Retail investors should build portfolio with ETFs
As a fund manager, he is critical on the mutual fund industry and believes the management fee and sales cost are doing the investors injustice. Therefore, he thinks that the average retail investor should build his portfolio using low cost Exchange Traded Funds (ETFs). A word of caution was that with the proliferation of ETFs in the market, there tend to be black sheeps in the family and investors should do their due diligence to find out more before investing. In his book, he recommended 14 ETFs:
For US stocks:
- Vanguard Total Stock Market (VIPERs) [VTI]
- iShares Russell 3000 [IWV]
- iShares Dow Jones U.S. Total Market [IVY]
- iShares S&P 1500 [ISI]
- iShares S&P 500 [IVV]
- SPDR S&P 500 [SPY]
For Foreign developed market stocks:
- iShares MSCI Europe Australiasia and Far East [EFA]
For Emerging market stocks:
- iShares MSCI Emerging Markets Index [EEM]
For real estate:
For US Bonds
- iShares Lehman 1 to 3 year Treasury [SHY]

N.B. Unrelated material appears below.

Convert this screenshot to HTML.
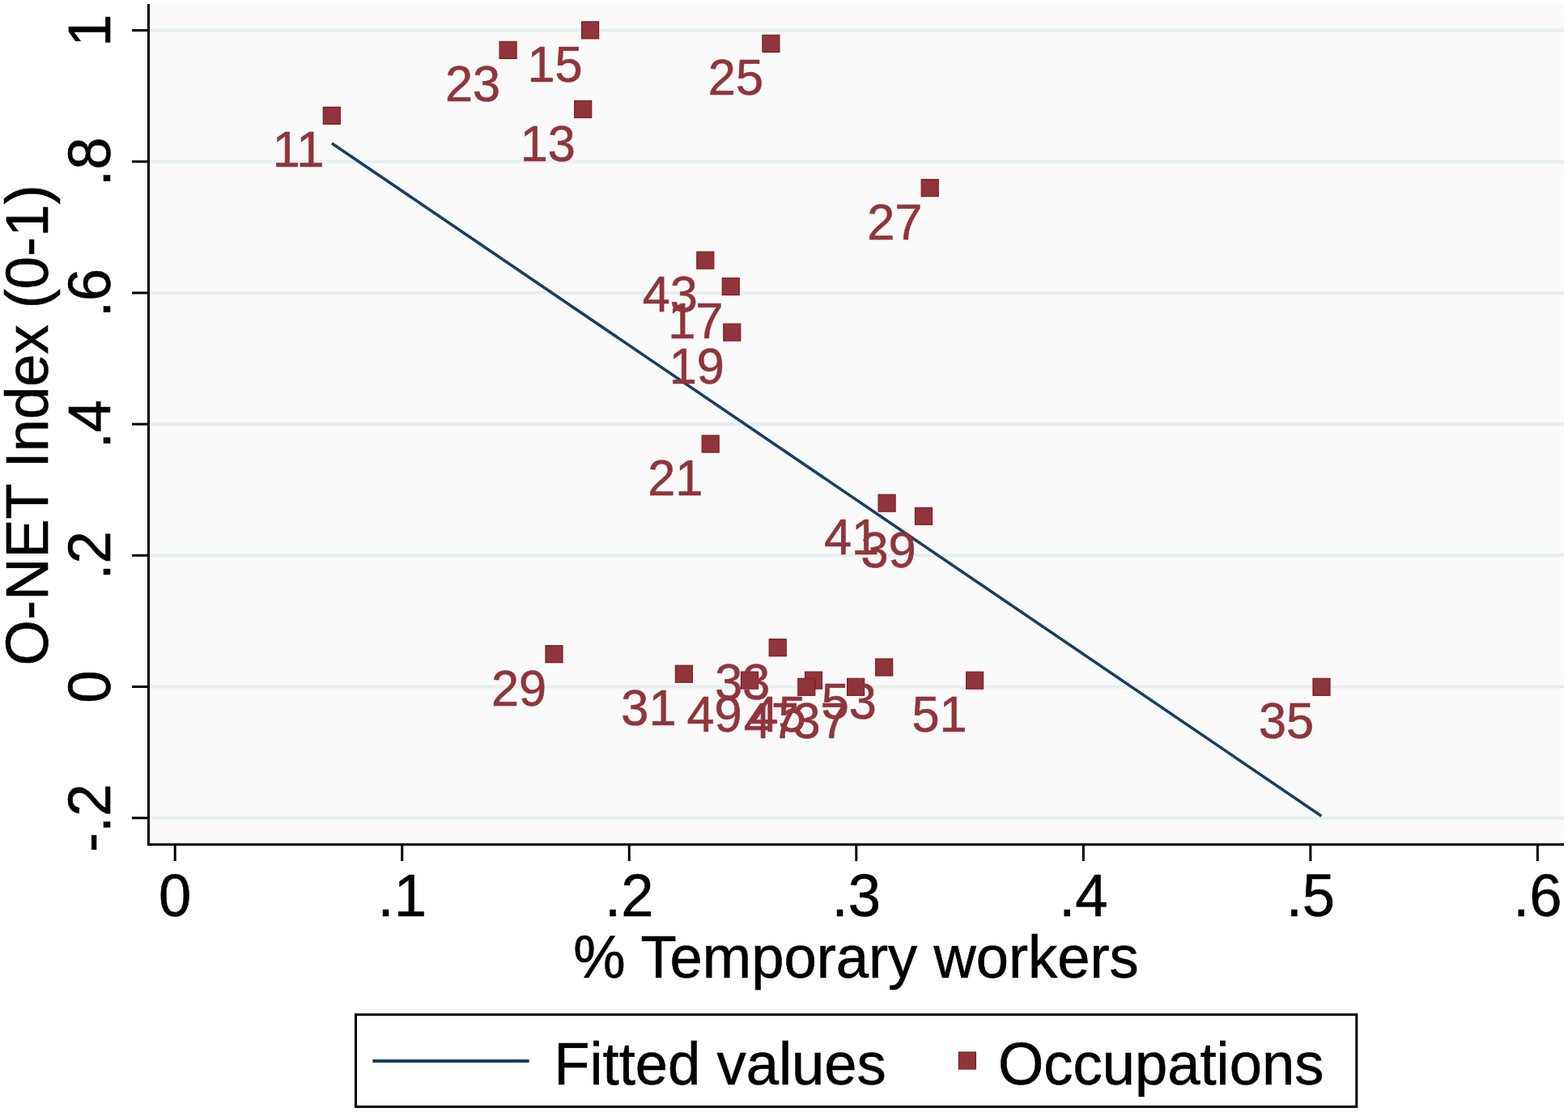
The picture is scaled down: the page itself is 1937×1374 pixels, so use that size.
<!DOCTYPE html>
<html><head><meta charset="utf-8"><title>O-NET Index vs % Temporary workers</title>
<style>html,body{margin:0;padding:0;background:#fff;}svg{display:block;} text{font-family:"Liberation Sans", Arial, Helvetica, sans-serif;}</style></head>
<body>

<svg width="1937" height="1374" viewBox="0 0 1937 1374">
<rect x="187" y="5" width="1745" height="1035" fill="#fafafa"/>
<line x1="187" y1="37.50" x2="1932" y2="37.50" stroke="#e7eff0" stroke-width="4"/>
<line x1="187" y1="199.70" x2="1932" y2="199.70" stroke="#e7eff0" stroke-width="4"/>
<line x1="187" y1="361.90" x2="1932" y2="361.90" stroke="#e7eff0" stroke-width="4"/>
<line x1="187" y1="524.10" x2="1932" y2="524.10" stroke="#e7eff0" stroke-width="4"/>
<line x1="187" y1="686.30" x2="1932" y2="686.30" stroke="#e7eff0" stroke-width="4"/>
<line x1="187" y1="848.50" x2="1932" y2="848.50" stroke="#e7eff0" stroke-width="4"/>
<line x1="187" y1="1010.70" x2="1932" y2="1010.70" stroke="#e7eff0" stroke-width="4"/>
<line x1="409.8" y1="176.9" x2="1632.3" y2="1008.2" stroke="#163f69" stroke-width="3.6"/>
<rect x="399.30" y="132.40" width="21.00" height="21.00" fill="#90353b" stroke="#801c24" stroke-width="1.2"/>
<rect x="709.70" y="124.50" width="21.00" height="21.00" fill="#90353b" stroke="#801c24" stroke-width="1.2"/>
<rect x="718.60" y="26.80" width="21.00" height="21.00" fill="#90353b" stroke="#801c24" stroke-width="1.2"/>
<rect x="892.30" y="343.50" width="21.00" height="21.00" fill="#90353b" stroke="#801c24" stroke-width="1.2"/>
<rect x="893.80" y="400.10" width="21.00" height="21.00" fill="#90353b" stroke="#801c24" stroke-width="1.2"/>
<rect x="867.20" y="538.00" width="21.00" height="21.00" fill="#90353b" stroke="#801c24" stroke-width="1.2"/>
<rect x="617.10" y="51.40" width="21.00" height="21.00" fill="#90353b" stroke="#801c24" stroke-width="1.2"/>
<rect x="941.90" y="43.40" width="21.00" height="21.00" fill="#90353b" stroke="#801c24" stroke-width="1.2"/>
<rect x="1138.20" y="221.70" width="21.00" height="21.00" fill="#90353b" stroke="#801c24" stroke-width="1.2"/>
<rect x="674.00" y="797.70" width="21.00" height="21.00" fill="#90353b" stroke="#801c24" stroke-width="1.2"/>
<rect x="834.40" y="822.20" width="21.00" height="21.00" fill="#90353b" stroke="#801c24" stroke-width="1.2"/>
<rect x="950.20" y="789.70" width="21.00" height="21.00" fill="#90353b" stroke="#801c24" stroke-width="1.2"/>
<rect x="1622.00" y="838.30" width="21.00" height="21.00" fill="#90353b" stroke="#801c24" stroke-width="1.2"/>
<rect x="1046.60" y="838.30" width="21.00" height="21.00" fill="#90353b" stroke="#801c24" stroke-width="1.2"/>
<rect x="1130.50" y="627.30" width="21.00" height="21.00" fill="#90353b" stroke="#801c24" stroke-width="1.2"/>
<rect x="1085.10" y="611.10" width="21.00" height="21.00" fill="#90353b" stroke="#801c24" stroke-width="1.2"/>
<rect x="860.80" y="311.10" width="21.00" height="21.00" fill="#90353b" stroke="#801c24" stroke-width="1.2"/>
<rect x="994.50" y="830.10" width="21.00" height="21.00" fill="#90353b" stroke="#801c24" stroke-width="1.2"/>
<rect x="985.80" y="838.30" width="21.00" height="21.00" fill="#90353b" stroke="#801c24" stroke-width="1.2"/>
<rect x="915.50" y="830.10" width="21.00" height="21.00" fill="#90353b" stroke="#801c24" stroke-width="1.2"/>
<rect x="1193.60" y="830.20" width="21.00" height="21.00" fill="#90353b" stroke="#801c24" stroke-width="1.2"/>
<rect x="1081.70" y="814.00" width="21.00" height="21.00" fill="#90353b" stroke="#801c24" stroke-width="1.2"/>
<text transform="translate(400.40 206.40) scale(1 1.015)" font-size="61.3" text-anchor="end" fill="#90353b" stroke="#90353b" stroke-width="0.6">11</text>
<text transform="translate(710.80 198.50) scale(1 1.015)" font-size="61.3" text-anchor="end" fill="#90353b" stroke="#90353b" stroke-width="0.6">13</text>
<text transform="translate(719.70 100.80) scale(1 1.015)" font-size="61.3" text-anchor="end" fill="#90353b" stroke="#90353b" stroke-width="0.6">15</text>
<text transform="translate(893.40 417.50) scale(1 1.015)" font-size="61.3" text-anchor="end" fill="#90353b" stroke="#90353b" stroke-width="0.6">17</text>
<text transform="translate(894.90 474.10) scale(1 1.015)" font-size="61.3" text-anchor="end" fill="#90353b" stroke="#90353b" stroke-width="0.6">19</text>
<text transform="translate(868.30 612.00) scale(1 1.015)" font-size="61.3" text-anchor="end" fill="#90353b" stroke="#90353b" stroke-width="0.6">21</text>
<text transform="translate(618.20 125.40) scale(1 1.015)" font-size="61.3" text-anchor="end" fill="#90353b" stroke="#90353b" stroke-width="0.6">23</text>
<text transform="translate(943.00 117.40) scale(1 1.015)" font-size="61.3" text-anchor="end" fill="#90353b" stroke="#90353b" stroke-width="0.6">25</text>
<text transform="translate(1139.30 295.70) scale(1 1.015)" font-size="61.3" text-anchor="end" fill="#90353b" stroke="#90353b" stroke-width="0.6">27</text>
<text transform="translate(675.10 871.70) scale(1 1.015)" font-size="61.3" text-anchor="end" fill="#90353b" stroke="#90353b" stroke-width="0.6">29</text>
<text transform="translate(835.50 896.20) scale(1 1.015)" font-size="61.3" text-anchor="end" fill="#90353b" stroke="#90353b" stroke-width="0.6">31</text>
<text transform="translate(951.30 863.70) scale(1 1.015)" font-size="61.3" text-anchor="end" fill="#90353b" stroke="#90353b" stroke-width="0.6">33</text>
<text transform="translate(1623.10 912.30) scale(1 1.015)" font-size="61.3" text-anchor="end" fill="#90353b" stroke="#90353b" stroke-width="0.6">35</text>
<text transform="translate(1047.70 912.30) scale(1 1.015)" font-size="61.3" text-anchor="end" fill="#90353b" stroke="#90353b" stroke-width="0.6">37</text>
<text transform="translate(1131.60 701.30) scale(1 1.015)" font-size="61.3" text-anchor="end" fill="#90353b" stroke="#90353b" stroke-width="0.6">39</text>
<text transform="translate(1086.20 685.10) scale(1 1.015)" font-size="61.3" text-anchor="end" fill="#90353b" stroke="#90353b" stroke-width="0.6">41</text>
<text transform="translate(861.90 385.10) scale(1 1.015)" font-size="61.3" text-anchor="end" fill="#90353b" stroke="#90353b" stroke-width="0.6">43</text>
<text transform="translate(995.60 904.10) scale(1 1.015)" font-size="61.3" text-anchor="end" fill="#90353b" stroke="#90353b" stroke-width="0.6">45</text>
<text transform="translate(986.90 912.30) scale(1 1.015)" font-size="61.3" text-anchor="end" fill="#90353b" stroke="#90353b" stroke-width="0.6">47</text>
<text transform="translate(916.60 904.10) scale(1 1.015)" font-size="61.3" text-anchor="end" fill="#90353b" stroke="#90353b" stroke-width="0.6">49</text>
<text transform="translate(1194.70 904.20) scale(1 1.015)" font-size="61.3" text-anchor="end" fill="#90353b" stroke="#90353b" stroke-width="0.6">51</text>
<text transform="translate(1082.80 888.00) scale(1 1.015)" font-size="61.3" text-anchor="end" fill="#90353b" stroke="#90353b" stroke-width="0.6">53</text>
<g stroke="#000" stroke-width="3" fill="none">
<path d="M183.5 5 V1043.5 H1932" stroke-linejoin="miter"/>
<line x1="163" y1="37.50" x2="183.5" y2="37.50"/>
<line x1="163" y1="199.70" x2="183.5" y2="199.70"/>
<line x1="163" y1="361.90" x2="183.5" y2="361.90"/>
<line x1="163" y1="524.10" x2="183.5" y2="524.10"/>
<line x1="163" y1="686.30" x2="183.5" y2="686.30"/>
<line x1="163" y1="848.50" x2="183.5" y2="848.50"/>
<line x1="163" y1="1010.70" x2="183.5" y2="1010.70"/>
<line x1="216.20" y1="1043.5" x2="216.20" y2="1064"/>
<line x1="496.73" y1="1043.5" x2="496.73" y2="1064"/>
<line x1="777.27" y1="1043.5" x2="777.27" y2="1064"/>
<line x1="1057.80" y1="1043.5" x2="1057.80" y2="1064"/>
<line x1="1338.33" y1="1043.5" x2="1338.33" y2="1064"/>
<line x1="1618.87" y1="1043.5" x2="1618.87" y2="1064"/>
<line x1="1899.40" y1="1043.5" x2="1899.40" y2="1064"/>
</g>
<text transform="translate(136.00 37.50) rotate(-90) scale(1 1.015)" font-size="72.4" text-anchor="middle" fill="#000" stroke="#000" stroke-width="0.6">1</text>
<text transform="translate(136.00 199.70) rotate(-90) scale(1 1.015)" font-size="72.4" text-anchor="middle" fill="#000" stroke="#000" stroke-width="0.6">.8</text>
<text transform="translate(136.00 361.90) rotate(-90) scale(1 1.015)" font-size="72.4" text-anchor="middle" fill="#000" stroke="#000" stroke-width="0.6">.6</text>
<text transform="translate(136.00 524.10) rotate(-90) scale(1 1.015)" font-size="72.4" text-anchor="middle" fill="#000" stroke="#000" stroke-width="0.6">.4</text>
<text transform="translate(136.00 686.30) rotate(-90) scale(1 1.015)" font-size="72.4" text-anchor="middle" fill="#000" stroke="#000" stroke-width="0.6">.2</text>
<text transform="translate(136.00 848.50) rotate(-90) scale(1 1.015)" font-size="72.4" text-anchor="middle" fill="#000" stroke="#000" stroke-width="0.6">0</text>
<text transform="translate(136.00 1010.70) rotate(-90) scale(1 1.015)" font-size="72.4" text-anchor="middle" fill="#000" stroke="#000" stroke-width="0.6">-.2</text>
<text transform="translate(216.20 1131.50) scale(1 1.015)" font-size="72.4" text-anchor="middle" fill="#000" stroke="#000" stroke-width="0.6">0</text>
<text transform="translate(496.73 1131.50) scale(1 1.015)" font-size="72.4" text-anchor="middle" fill="#000" stroke="#000" stroke-width="0.6">.1</text>
<text transform="translate(777.27 1131.50) scale(1 1.015)" font-size="72.4" text-anchor="middle" fill="#000" stroke="#000" stroke-width="0.6">.2</text>
<text transform="translate(1057.80 1131.50) scale(1 1.015)" font-size="72.4" text-anchor="middle" fill="#000" stroke="#000" stroke-width="0.6">.3</text>
<text transform="translate(1338.33 1131.50) scale(1 1.015)" font-size="72.4" text-anchor="middle" fill="#000" stroke="#000" stroke-width="0.6">.4</text>
<text transform="translate(1618.87 1131.50) scale(1 1.015)" font-size="72.4" text-anchor="middle" fill="#000" stroke="#000" stroke-width="0.6">.5</text>
<text transform="translate(1899.40 1131.50) scale(1 1.015)" font-size="72.4" text-anchor="middle" fill="#000" stroke="#000" stroke-width="0.6">.6</text>
<text transform="translate(58.60 525.40) rotate(-90) scale(1 1.02)" font-size="72.4" text-anchor="middle" fill="#000" stroke="#000" stroke-width="0.6">O-NET Index (0-1)</text>
<text transform="translate(1057.50 1207.50) scale(1 1.02)" font-size="72.4" text-anchor="middle" fill="#000" stroke="#000" stroke-width="0.6">% Temporary workers</text>
<rect x="439.5" y="1253.7" width="1236.3" height="113.8" fill="#fff" stroke="#000" stroke-width="3"/>
<line x1="460.3" y1="1310.9" x2="653.7" y2="1310.9" stroke="#163f69" stroke-width="4"/>
<text transform="translate(684.30 1339.60) scale(1 1.02)" font-size="72.4" text-anchor="start" fill="#000" stroke="#000" stroke-width="0.6">Fitted values</text>
<rect x="1184.40" y="1300.00" width="21.00" height="21.00" fill="#90353b" stroke="#801c24" stroke-width="1.2"/>
<text transform="translate(1233.00 1339.70) scale(1 1.02)" font-size="72.4" text-anchor="start" fill="#000" stroke="#000" stroke-width="0.6">Occupations</text>
</svg>
</body></html>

- iShares Lehman 7-10 Yr Treasury [IEF]
- iShares Barclays 20+ Yr Treasury [TLT]
- iShares Barclays TIPS [TIP]
One thing I must comment was that the book was written in 2005 and he already warned about the dangers of mortgage-backed securities which proved to be the main culprit of the financial meltdown in 2008. To quote: “First, the credit risk may ultimately prove greater than market participants assume. Second, the Government-sponsored enterprises (e.g. Freddie Mac and Fannie Mae) induced investor complacency may mask significant risk of exposure to hard-to-understand options. Investors beware.” Another good advice: “As a general rule of thumb, the more complexity that exists in a Wall Street creation, the faster and farther investors should run.”